With the game almost an hour over, Johnson looks like he still doesn't believe it.
March marches on
Later, Kansas coach Bill Self sits on the raised interview platform after his No. 1-seed Jayhawks methodically roll over Illinois 73-59 in a Tulsa nightcap that carries none of the angst of the first game. The entire Southwest Regional, which runs through San Antonio starting Friday, has opened up nicely for Self's team.
Only a 12th-seed (Richmond), an 11th seed (VCU) and a 10th seed (Florida State) are left in Kansas' region. This time, Self is one of the survivors of March.
"So much about basketball is not beating yourself," Self says, smiling.
He could be talking about Texas. About the pain that can't be washed away.
"For them to take that away from us like that is very unfortunate and unfair," Hamilton says, back in heartbreak central. "You have to wonder if the refs have an agenda. It's just so unfair ... I can't understand it."

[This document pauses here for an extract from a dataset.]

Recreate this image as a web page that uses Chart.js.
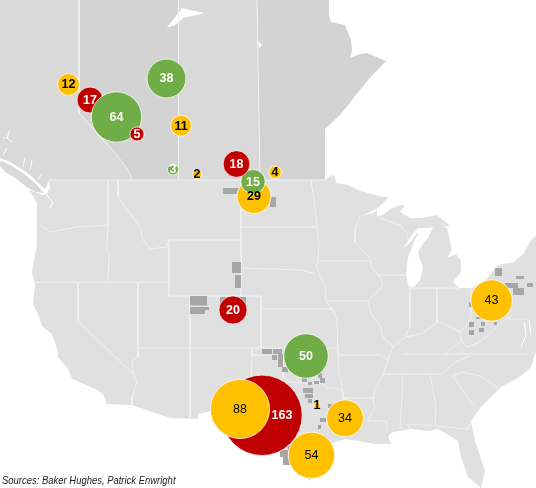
<!DOCTYPE html>
<html>
<head>
<meta charset="utf-8">
<script src="https://cdn.jsdelivr.net/npm/chart.js@4"></script>
<style>
  body { margin: 0; background: #fff; }
  #wrap { position: relative; width: 536px; height: 488px; overflow: hidden; }
  #source {
    position: absolute; left: 2px; top: 474px; white-space: nowrap;
    font: italic 11px "Liberation Sans", sans-serif; color: #222;
    transform: scaleX(0.86); transform-origin: left;
  }
</style>
</head>
<body>
<div id="wrap">
  <canvas id="rigMap" width="536" height="488"></canvas>
  <div id="source">Sources: Baker Hughes, Patrick Enwright</div>
</div>
<script>
// Rig counts, listed back to front so the overlaps come out right
const rigCounts = [163, 88, 54, 50, 43, 34, 29, 15, 20, 18, 4, 2, 1, 3, 11, 38, 17, 12, 64, 5];
const rigX = [262, 240, 311.5, 306, 491.5, 345, 254, 253, 233, 236.5, 275, 197, 317, 173, 181, 166.5, 90, 68.5, 116.5, 137];
const rigY = [415.3, 409, 455.3, 356, 300.5, 418.3, 196.5, 181.7, 310, 164, 172.3, 174.5, 405, 169.5, 125.7, 78.5, 100, 84.5, 117, 134];
const rigGroup = ['red', 'yellow', 'yellow', 'green', 'yellow', 'yellow', 'yellow', 'green', 'red', 'red', 'yellow', 'yellow', 'yellow', 'green', 'yellow', 'green', 'red', 'yellow', 'green', 'red'];

// Map outlines, in map units (the axes run 0-536 and 0-488)
const britishColumbia = [[0,0],[79,0],[79,113],[90,125],[100,137],[113,150],[128,170],[132,180],[50,180],[45,189],[37,182],[23,170],[10,162],[0,158]];
const vancouverIsland = [[0,166],[5,172],[15,178],[28,188],[36,192],[44,193],[36,184],[23,173],[10,165],[0,160]];
const alberta = [[79,0],[178.5,0],[178.5,180],[132,180],[128,170],[113,150],[100,137],[90,125],[79,113]];
const saskatchewan = [[178.5,0],[257,0],[260,180],[178.5,180]];
const manitoba = [[257,0],[329,0],[329,15],[331,22],[345,25],[351,40],[352,50],[350,58],[360,54],[367,53],[386,61],[368,80],[340,115],[325,129],[325,180],[260,180]];
const unitedStates = [[50,180],[325,180],[332,175],[335,176],[336,183],[348,185],[358,190],[368,193],[383,197],[389,197],[378,208],[368,213],[361,216],[365,215],[373,213],[377,210],[377,216],[383,215],[392,208],[400,205],[405,206],[400,212],[410,218],[423,218],[437,215],[447,223],[450,226],[437,227],[430,228],[418,228],[412,235],[404,247],[408,245],[419,231],[415,240],[408,258],[406,273],[408,285],[413,288],[420,280],[423,268],[418,253],[422,245],[428,238],[432,229],[437,225],[447,228],[452,250],[447,258],[456,254],[461,261],[461,272],[453,282],[459,288],[472,288],[486,280],[498,265],[514,262],[524,253],[529,243],[536,235],[536,351],[531,367],[521,376],[501,387],[481,407],[471,421],[475,441],[485,471],[481,488],[468,477],[461,457],[458,441],[450,436],[438,429],[428,431],[411,429],[393,432],[388,436],[391,444],[375,444],[358,441],[345,439],[333,443],[318,455],[312,470],[311,481],[300,474],[288,461],[281,451],[275,445],[262,440],[250,420],[235,405],[225,402],[215,410],[198,414],[198,419],[170,418],[132,405],[107,404],[103,394],[95,389],[77,381],[72,379],[68,369],[58,357],[58,352],[52,334],[42,326],[38,314],[33,304],[35,284],[32,272],[37,244],[37,225],[37,203],[29,190],[43,195],[48,193],[50,180]];
const lakeAthabasca = [[167,27],[173,20],[182,8],[190,10],[205,13],[197,15],[183,18],[175,25],[170,27]];
const reindeerLake = [[258,41],[262,45],[259,48]];
const canadaWater = [lakeAthabasca, reindeerLake];

// Provincial and state borders
const borderLines = [
  [[79,0],[79,113],[90,125],[100,137],[113,150],[128,170],[132,180]],
  [[178.5,0],[178.5,180]], [[257,0],[260,180]], [[50,180],[325,180]],
  [[38,223],[50,232],[77,227],[110,225]], [[108,180],[108,225],[107,249],[109,254],[108,282]],
  [[118,180],[118,197],[128,210],[140,227],[143,240],[150,249],[167,247],[169,240]],
  [[169,240],[241,240]], [[169,240],[169,296]], [[241,180],[241,297]],
  [[33,282],[168,282]], [[169,296],[261,296],[261,348]], [[190,296],[190,418]],
  [[138,282],[138,357],[132,361],[133,374],[137,382],[132,397],[132,405]],
  [[78,282],[78,321],[133,374]], [[138,348],[338,348]],
  [[252,348],[252,356],[250,405]], [[252,355],[283,355],[283,377],[290,382],[305,383],[322,383],[327,388],[337,388],[343,392]],
  [[241,227],[317,227]], [[311,180],[315,207],[317,227],[319,243],[318,261],[316,267],[320,276],[325,287],[326,301],[335,314],[337,322],[338,355],[339,372],[343,392],[343,398],[344,430]],
  [[241,268],[301,270],[316,274]], [[261,309],[333,309]],
  [[318,261],[370,261]], [[326,301],[368,301]],
  [[360,215],[355,230],[355,242],[370,258],[372,268],[380,277],[383,285],[375,294],[368,301],[371,314],[380,326],[383,337],[393,347],[388,359],[383,376],[375,387],[373,401],[375,407],[368,421],[386,421],[388,432]],
  [[380,218],[400,225],[407,233],[408,240]], [[378,275],[407,275]],
  [[410,288],[460,288]], [[410,287],[410,326],[405,337]], [[437,287],[437,322]],
  [[393,347],[405,337],[421,334],[438,322],[445,324],[460,332],[468,324],[471,317],[471,288]],
  [[338,355],[381,355],[388,361]], [[403,354],[528,354]], [[343,398],[375,398]],
  [[460,332],[461,341],[468,347],[481,341],[495,329],[506,319],[511,316]], [[461,341],[445,354]],
  [[470,356],[455,362],[443,373]], [[383,374],[443,374]], [[403,374],[400,429]],
  [[430,374],[436,407],[435,426],[408,424],[410,429]], [[436,426],[468,429],[471,421]],
  [[453,376],[461,372],[481,376],[500,389]], [[453,376],[465,394],[475,407]],
  [[508,319],[528,319]]
];
const coastLines = [
  [[0,160],[10,163],[23,170],[32,177],[43,190],[53,203],[50,208]],
  [[10,130],[7,138],[12,142]], [[7,138],[3,138]], [[7,148],[3,155]], [[25,158],[23,167]],
  [[32,160],[30,170]], [[42,173],[38,180]], [[48,182],[50,190]],
  [[524,322],[526,335],[521,347]], [[529,320],[531,335]]
];

// Oil and gas plays, as [left, top, right, bottom] blocks
const playBlocks = [
  [223,188,240,194], [270,197,276,207], [232,262,241,273], [235,275,241,288],
  [220,297,246,304], [190,296,207,305.5], [190,307,209,310], [190,310,205,314],
  [262,349,272,354], [273,349,282,354], [272,355,277,360], [278,354,283,362], [278,362,283,367], [282,367,288,372],
  [302,378,307,382], [308,382,312,385], [314,381,319,384], [320,378,325,383], [318,373,322,378],
  [303,388,313,393], [305,394,313,398], [308,399,312,403],
  [320,418,326,422], [318,425,321,429], [328,404,332,408],
  [280,450,288,457], [283,457,290,465], [288,446,292,451],
  [495,268,502,276], [516,276,524,279], [505,283,518,288], [513,288,524,295], [527,283,533,287],
  [469,302,472,307], [469,322,474,327], [476,317,481,319], [481,322,485,326], [469,330,474,335], [479,328,484,332], [494,322,497,325]
];

const groupColors = { red: '#c00000', yellow: '#ffc000', green: '#70ad47' };
const labelColors = { red: '#ffffff', yellow: '#000000', green: '#ffffff' };

function tracePolygon(chart, points) {
  const { ctx, scales: { x, y } } = chart;
  ctx.beginPath();
  points.forEach(([px, py], i) => {
    const cx = x.getPixelForValue(px), cy = y.getPixelForValue(py);
    if (i === 0) ctx.moveTo(cx, cy); else ctx.lineTo(cx, cy);
  });
  ctx.closePath();
}

// Line datasets cannot fill a closed shape, so the land goes in through a plugin
const landPlugin = {
  id: 'land',
  beforeDatasetsDraw(chart) {
    const { ctx } = chart;
    const layers = [
      [britishColumbia, '#d9d9d9'], [vancouverIsland, '#d9d9d9'], [alberta, '#d3d3d3'],
      [saskatchewan, '#d9d9d9'], [manitoba, '#d3d3d3'], [unitedStates, '#e0e0e0']
    ];
    ctx.save();
    layers.forEach(([points, color]) => {
      tracePolygon(chart, points);
      ctx.fillStyle = color;
      ctx.fill();
    });
    ctx.fillStyle = '#ffffff';
    canadaWater.forEach((points) => {
      tracePolygon(chart, points);
      ctx.fill();
    });
    ctx.restore();
  },
  // plays sit above the borders but below the bubbles
  beforeDatasetDraw(chart, args) {
    if (args.index !== 0) return;
    const { ctx } = chart;
    ctx.save();
    ctx.fillStyle = '#a6a6a6';
    playBlocks.forEach(([l, t, r, b]) => {
      tracePolygon(chart, [[l, t], [r, t], [r, b], [l, b]]);
      ctx.fill();
    });
    ctx.restore();
  }
};

const countLabelPlugin = {
  id: 'countLabels',
  afterDatasetsDraw(chart) {
    const { ctx } = chart;
    const meta = chart.getDatasetMeta(0);
    ctx.save();
    ctx.textAlign = 'center';
    ctx.textBaseline = 'middle';
    meta.data.forEach((point, i) => {
      const count = rigCounts[i];
      // the large yellow bubbles carry a lighter label
      const light = rigGroup[i] === 'yellow' && count > 30;
      ctx.font = (light ? '' : 'bold ') + '12.5px "Liberation Sans", sans-serif';
      ctx.fillStyle = labelColors[rigGroup[i]];
      // the 163 label moves right, clear of the 88 bubble on top of it
      const shift = count === 163 ? 20 : 0;
      ctx.fillText(count, point.x + shift, point.y + 0.5);
    });
    ctx.restore();
  }
};

const lineDataset = (points, color) => ({
  type: 'scatter',
  showLine: true,
  data: points.map(([x, y]) => ({ x, y })),
  borderColor: color,
  borderWidth: 1,
  pointRadius: 0,
  order: 1
});

new Chart(document.getElementById('rigMap').getContext('2d'), {
  type: 'bubble',
  data: {
    datasets: [
      {
        data: rigCounts.map((count, i) => ({
          x: rigX[i],
          y: rigY[i],
          r: 3.15 * Math.sqrt(count) // area follows the count
        })),
        backgroundColor: rigGroup.map((g) => groupColors[g]),
        borderColor: '#ffffff',
        borderWidth: 0.75,
        order: 0
      },
      ...borderLines.map((line) => lineDataset(line, '#f1f1f1')),
      ...coastLines.map((line) => lineDataset(line, '#ffffff'))
    ]
  },
  options: {
    responsive: false,
    animation: false,
    layout: { padding: 0, autoPadding: false },
    scales: {
      x: { type: 'linear', min: 0, max: 536, display: false },
      y: { type: 'linear', min: 0, max: 488, reverse: true, display: false }
    },
    plugins: { legend: { display: false }, tooltip: { enabled: false } }
  },
  plugins: [landPlugin, countLabelPlugin]
});
</script>
</body>
</html>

It's March and a tournament that's sometimes as messed up as it is wonderful. The hard truth is that sometimes the speed in which the next game comes is all that saves the officials, all that starves off long-running controversy.
For Jimmer Mania is speeding toward New Orleans. The Seminoles have rolled Notre Dame, knocking one of the trendy Final Four picks to the curb with a thud. Duke must stop Derrick Williams now. Ohio State and Kentucky are set to wag war in a blue-blood battle in Newark. Houston is closer than ever.
Teams pushed off the train, no matter how dubious you may think the shove is, are afterthoughts. Left alone with their regrets.
And Texas has more than a few.
The last thing Cory Joseph asked Barnes before he left the huddle to inbounds the ball with Texas up 69-67 was, "Coach, do we have a timeout?" Barnes told him yes. Joseph swears he called it.
The final boxscore — the one that will never change — says otherwise.
Five seconds. You're done.
"It was just ripped away from us," Joseph says.
When the Texas locker room closes to the media, Joseph is still sitting there in that folding chair. He hasn't moved two feet. But March is already long gone.